When I was living in America, I was used to people referring to each other with terms of affection like “sweetheart” or “honey.” It was normal to see a parent calling his son “buddy” or “sport.” When I got to Israel, I had to readjust my language. Here, it is quite normal for a mother to call her son or daughter, tsaddik, which means “saint” or “righteous one.” Even a cab driver might call you tsaddik! Another common term of endearment is neshama, which means “soul.” Parents, teachers, and workers alike commonly refer to others as neshama.

It took some getting used to, but now I truly appreciate these terms that have become standard Israeli jargon. How beautiful to remind each other about who we really are! My guess is that a child who grows up being called tsaddik may be just a bit more likely to become one. A person who is called a neshama may remember that he or she is nothing less than a part of God, a divine soul.

This week’s Torah portion begins: “The LORD said to Moses, ‘Speak to the priests, the sons of Aaron, and say to them…” The verse could have more simply stated “Say to Aaron’s sons …” In Jewish teachings, redundant language, such as we find here, reveals that there were two messages for the priests. First, Moses was to say to the priests “you are the sons of Aaron.” Only then would he deliver God’s instructions to them.
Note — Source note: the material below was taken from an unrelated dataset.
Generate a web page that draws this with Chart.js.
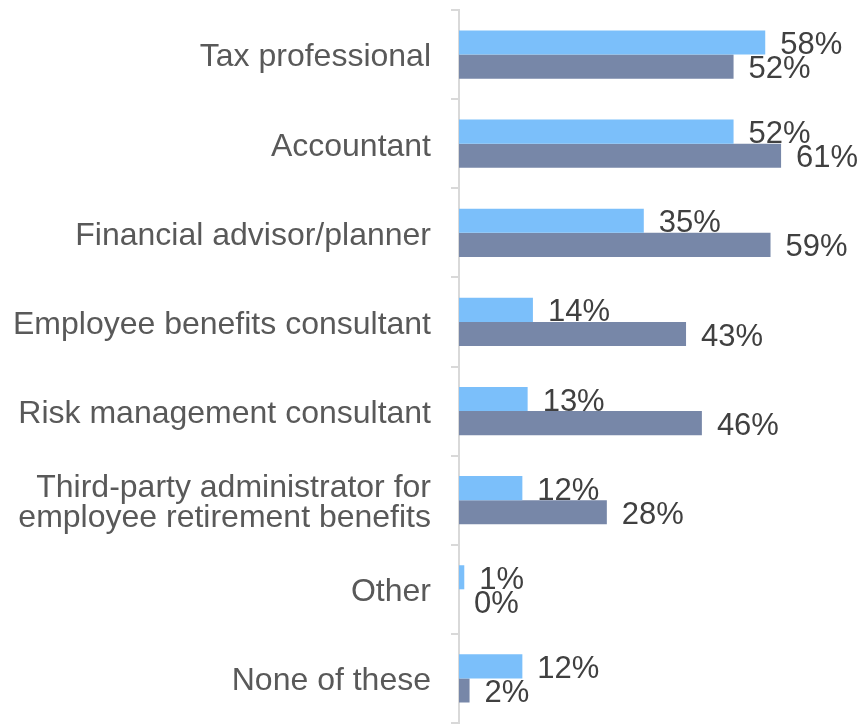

It is so important for a person to know who they are so that they can fulfil their life’s mission. In the case of the priests, they had to be reminded that they were Aaron’s sons, the spiritual leaders of the nation. In our case, we need to remember that we are “all sons of the Most High” (Psalms 82:6). As we contemplate that we are children of God, we should stand a little taller and feel a bit more confident. Most importantly, we must know not only who we are and whose we are, but we must also behave accordingly.

Your turn: Today, remind someone how wonderful they are. Remind them of their unique talents, special character traits, and that they were wonderfully and fearfully made by God.